Pourquoi ne pas taxer les moteurs de recherche lorsqu'ils mettent à disposition de l'information éditée par eux? Ben tient. Le bon vieux serpent de mer de la propriété intellectuelle relifté avec une écaille dorsale de plus : "le droit à l'indexation". On pourrait ainsi taxer les revenus des nouveaux acteurs comme Google pour financer la vieille presse et ses rotatives à bout de souffle. Financer le passé avec l'avenir, glups. Le problème c'est que si les dirigeants de notre pays se font parfois un peu trop vite hypnotiser par les pouvoirs très relatifs de la presse hexagonale, Google a lui beaucoup plus les pieds sur terre depuis son siège international. La réponse de ses dirigeants ne s'est pas faite attendre : "Si vous voulez que l'on paye pour indexer du contenu et bien on ne vous l'indexe plus", ont-ils répondu à nos mini magnats de papier qui font gesticuler notre Président et ses ministres. Le problème c'est qu'avant de pondre une loi il faut être souverain. Et avec une utilisation quasi unanime de Google en France, se lancer dans un bras de fer avec Google pour tenter de renflouer la presse traditionnelle qui ne fait plus recette,  grâce à la planète web et ses nouvelles mannes publicitaires, c'est loin d'être évident.

Quels sont les vrais enjeux ? D'un coté nous avons quasiment  tous un passeport Google dans la mesure où nous passons tous par le portail Google pour collecter l'information qui nous intéresse dans le monde numérique d'Internet. De l'autre nous sommes citoyens français. La nationalité Française, s'impose à nous à notre naissance et en changer requière une démarche fort complexe et reste un phénomène marginal. A l'arrivée notre patrie nous impose des lois et des impôts. De l'autre Google ne nous impose rien, car en un clic vous pouvez décider de changer de moteur de recherche et utiliser Bing par exemple. Google tient son pouvoir de son hégémonie, non de sa relation contractuel entre vous et lui. Son service est gratuit et il est facile de s'en défaire.

La négociation qui va se jouer aujourd'hui préfigure les premiers symptômes de ce que sera l'hyperdémocratie. Qui peut encore prétendre contrôler l'information et la troquer contre de l'espace publicitaire ? L'indexation est à l'intelligence ce que l'information est à la mémoire. L'information publiée par la presse va devenir de plus en plus marginale par rapport à l'information produite en générale (cet article sur mon blog y participe). Le pouvoir des jounalistes est donc dilué et les publicitaires vont se tourner de plus en plus vers des portails qui synthétisent l'information plutôt que de la dévoiler. Les comparateurs, les indexations, les  regroupements géographiques,.... autant d'approches qui vont fournir de l'intelligence en aval de l'information brute. Les grands perdants, seront le pouvoir qui souhaiterait toujours formater les messages et les journalistes qui vont devoir faire leur travail indépendamment d'un employeur. Un "salaire de journaliste" est un oxymore, puisque le journaliste ne vaut que par son indépendance d'esprit et le salaire par sa dépendance à son employeur. Vouloir taxer Google, c'est jeter un sacré pavé dans la marre des canards. Tout le monde se retrouve face à ces propres contradictions.

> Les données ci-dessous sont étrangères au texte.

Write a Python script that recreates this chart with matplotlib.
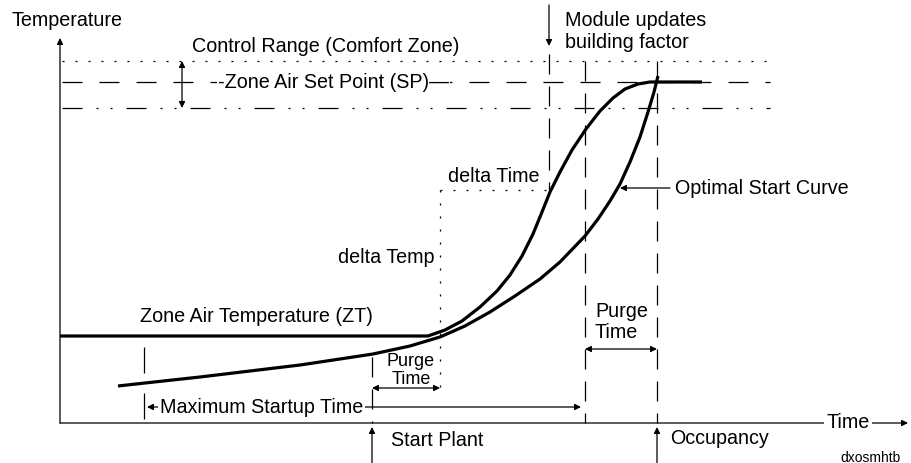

- L'Etat nation a de plus en plus de mal à imposer sa loi à des acteurs supranationaux. Avec en filigrane la question gênante "Google est-il d'intérêt national et la non-indexation par Google s'apparenterait-elle alors à de la censure ?"

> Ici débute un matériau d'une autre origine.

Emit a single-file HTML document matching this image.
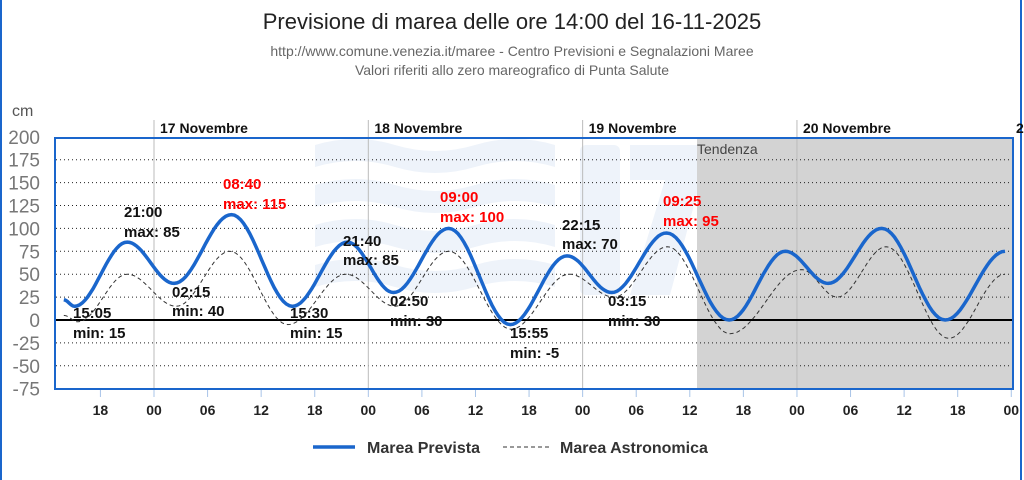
<!DOCTYPE html>
<html><head><meta charset="utf-8"><style>
html,body{margin:0;padding:0;background:#fff;}
svg{display:block;font-family:"Liberation Sans",sans-serif;}
</style></head><body>
<svg id="s" width="1024" height="480" xmlns="http://www.w3.org/2000/svg">
<rect x="0" y="0" width="1024" height="480" fill="#fff"/>
<line x1="1" y1="0" x2="1" y2="480" stroke="#1a66cc" stroke-width="2"/>
<line x1="1021" y1="0" x2="1021" y2="480" stroke="#1a66cc" stroke-width="2"/>
<text x="512" y="29" text-anchor="middle" font-size="22" fill="#222">Previsione di marea delle ore 14:00 del 16-11-2025</text>
<text x="512" y="56" text-anchor="middle" font-size="14" fill="#666">http://www.comune.venezia.it/maree - Centro Previsioni e Segnalazioni Maree</text>
<text x="512" y="75" text-anchor="middle" font-size="14" fill="#666">Valori riferiti allo zero mareografico di Punta Salute</text>
<text x="12" y="116" font-size="16" fill="#555">cm</text>
<g fill="#eef3fa">
<path d="M315 145 q40 -12 80 0 t80 0 t80 0 v22 q-40 -12 -80 0 t-80 0 t-80 0z"/>
<path d="M315 185 q40 -12 80 0 t80 0 t80 0 v22 q-40 -12 -80 0 t-80 0 t-80 0z"/>
<path d="M315 225 q40 -12 80 0 t80 0 t80 0 v22 q-40 -12 -80 0 t-80 0 t-80 0z"/>
<path d="M315 265 q40 -12 80 0 t80 0 t80 0 v22 q-40 -12 -80 0 t-80 0 t-80 0z"/>
<rect x="580" y="145" width="40" height="150" rx="6"/>
<path d="M630 145 h80 l-40 150 h-40 l35 -115 h-35z"/>
</g>
<rect x="697" y="138" width="316" height="251" fill="#d3d3d3"/>
<text x="697" y="154" font-size="14" fill="#444">Tendenza</text>
<g id="grid" stroke="#222" stroke-width="1" stroke-dasharray="1,3"></g>
<g id="days" stroke="#bbb" stroke-width="1"></g>
<g id="ticks" stroke="#a8c4e8" stroke-width="1"></g>
<line x1="55" y1="320" x2="1013" y2="320" stroke="#000" stroke-width="2"/>
<rect x="55" y="138" width="958" height="251" fill="none" stroke="#1a66cc" stroke-width="2"/>
<g id="ylab" font-size="19" fill="#777" text-anchor="end"></g>
<g id="xlab" font-size="14" font-weight="bold" fill="#222" text-anchor="middle"></g>
<path id="astro" fill="none" stroke="#333" stroke-width="1" stroke-dasharray="4,3"/>
<path id="prev" fill="none" stroke="#1a66cc" stroke-width="3.5"/>
<g font-size="15" font-weight="bold" fill="#111">
<text x="73" y="318">15:05</text><text x="73" y="338">min: 15</text>
<text x="124" y="217">21:00</text><text x="124" y="237">max: 85</text>
<text x="172" y="297">02:15</text><text x="172" y="316">min: 40</text>
<text x="290" y="318">15:30</text><text x="290" y="338">min: 15</text>
<text x="343" y="246">21:40</text><text x="343" y="265">max: 85</text>
<text x="390" y="306">02:50</text><text x="390" y="326">min: 30</text>
<text x="510" y="338">15:55</text><text x="510" y="358">min: -5</text>
<text x="562" y="230">22:15</text><text x="562" y="249">max: 70</text>
<text x="608" y="306">03:15</text><text x="608" y="326">min: 30</text>
</g>
<g font-size="15" font-weight="bold" fill="#f00">
<text x="223" y="189">08:40</text><text x="223" y="209">max: 115</text>
<text x="440" y="202">09:00</text><text x="440" y="222">max: 100</text>
<text x="663" y="206">09:25</text><text x="663" y="226">max: 95</text>
</g>
<line x1="313" y1="447" x2="355" y2="447" stroke="#1a66cc" stroke-width="3.5"/>
<text x="367" y="453" font-size="16" font-weight="bold" fill="#333">Marea Prevista</text>
<line x1="503" y1="447" x2="550" y2="447" stroke="#333" stroke-width="1" stroke-dasharray="4,3"/>
<text x="560" y="453" font-size="16" font-weight="bold" fill="#333">Marea Astronomica</text>
</svg>
<script>
var NS="http://www.w3.org/2000/svg";
function el(p,t,a,txt){var e=document.createElementNS(NS,t);for(var k in a)e.setAttribute(k,a[k]);if(txt!=null)e.textContent=txt;document.getElementById(p).appendChild(e);}
function Y(v){return 320-v*0.916;}
function X(h){return 154+h*8.93;}
for(var v=-75;v<=200;v+=25){ if(v!==0&&v!==200&&v!==-75) el("grid","line",{x1:56,x2:1012,y1:Y(v),y2:Y(v)}); el("ylab","text",{x:40,y:Y(v)+7},String(v));}
var days=["17 Novembre","18 Novembre","19 Novembre","20 Novembre"];
for(var d=0;d<4;d++){var x=X(d*24);el("days","line",{x1:x,x2:x,y1:120,y2:389});
 var t=document.createElementNS(NS,"text");t.setAttribute("x",x+6);t.setAttribute("y",133);t.setAttribute("font-size","14");t.setAttribute("font-weight","bold");t.setAttribute("fill","#111");t.textContent=days[d];document.getElementById("s").appendChild(t);}
var t=document.createElementNS(NS,"text");t.setAttribute("x",1016);t.setAttribute("y",133);t.setAttribute("font-size","14");t.setAttribute("font-weight","bold");t.setAttribute("fill","#111");t.textContent="2";document.getElementById("s").appendChild(t);
for(var h=-6;h<=96;h+=6){var x=X(h);el("ticks","line",{x1:x,x2:x,y1:390,y2:397});var hh=((h%24)+24)%24;el("xlab","text",{x:x,y:415},(hh<10?"0":"")+hh);}
function path(pts){var s="";for(var i=0;i<pts.length-1;i++){var a=pts[i],b=pts[i+1];for(var k=0;k<=20;k++){var f=k/20,h=a[0]+(b[0]-a[0])*f,v=a[1]+(b[1]-a[1])*(1-Math.cos(Math.PI*f))/2;s+=(s?"L":"M")+X(h).toFixed(1)+" "+Y(v).toFixed(1);}}return s;}
var P=[[-10.1,22],[-8.9,15],[-3,85],[2.25,40],[8.67,115],[15.5,15],[21.67,85],[26.83,30],[33,100],[39.9,-5],[46.25,70],[51.25,30],[57.4,95],[64.4,0],[70.7,75],[75.5,40],[81.5,100],[88.6,0],[95.3,75]];
var A=[[-10.1,5],[-8.5,-2],[-3,50],[2.5,15],[8.5,75],[15,-5],[21.5,50],[27,15],[33,75],[40,-10],[46.5,50],[51.5,25],[57.5,80],[64.5,-15],[72.5,55],[76.5,25],[82,80],[89,-20],[95.3,50]];
document.getElementById("prev").setAttribute("d",path(P));
document.getElementById("astro").setAttribute("d",path(A));
</script>
</body></html>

- Le journalisme indépendant, faute de rester un emploi d'avenir, deviendra t-il un passe temps de nouveaux citoyens avisés ?
- La publicité a changé et c'est elle qui a fait changer la presse. En France, seul Le canard enchainé vit uniquement de ses ventes sans annonceur. Le journal papier est figé, le journal intéractif même si il utilise exatement la même information sait de plus en plus à qui il s'adresse.

Ce que le publicitaire achète ce sont des informations sur vous et non des informations sur le monde. Voila le grand basculement, voila pourquoi le gâteau publicitaire ne se partagera plus en fonction des entreprises qui possèdent de l'information sur le monde mais en fonction des sociétés qui possèdent des informations sur vous. Etendre le droit à la propriété avec un droit à l'indexation est un combat d'arrière garde. Le droit qui devrait être approfondi au regard des revenues publicitaires accumulés par Google sont ceux de la vie privée. L'information devient  le nouveau média entre vous et le marché. Si une loi doit exister pour régir la nouvelle donne de ce marché publicitaire exponentiel c'est celui de des données accumulées sur nous et de leur usage. Tout savoir sur vous, voila l'avenir. Or la presse, à force de penser qu'elle peut tout savoir sur tout, ne sait finalement rien de nous en tant qu'individu . La disparition de la presse grand public est donc inévitable car le message publicitaire n'est plus grand public. La prochaine grande victime sur la liste des cassandres des médias : la télévision bien sûr.
Car il ne faut jamais oublier que maintenant pour les grandes marques, l'info ne vient pas du monde. L'info c'est nous. Ce sont ceux comme Google qui tiennent le journal de votre vie qui auront leur faveur au nom d'un nouveau culte en "ing" qui vient détrôner le marketing : le profiling.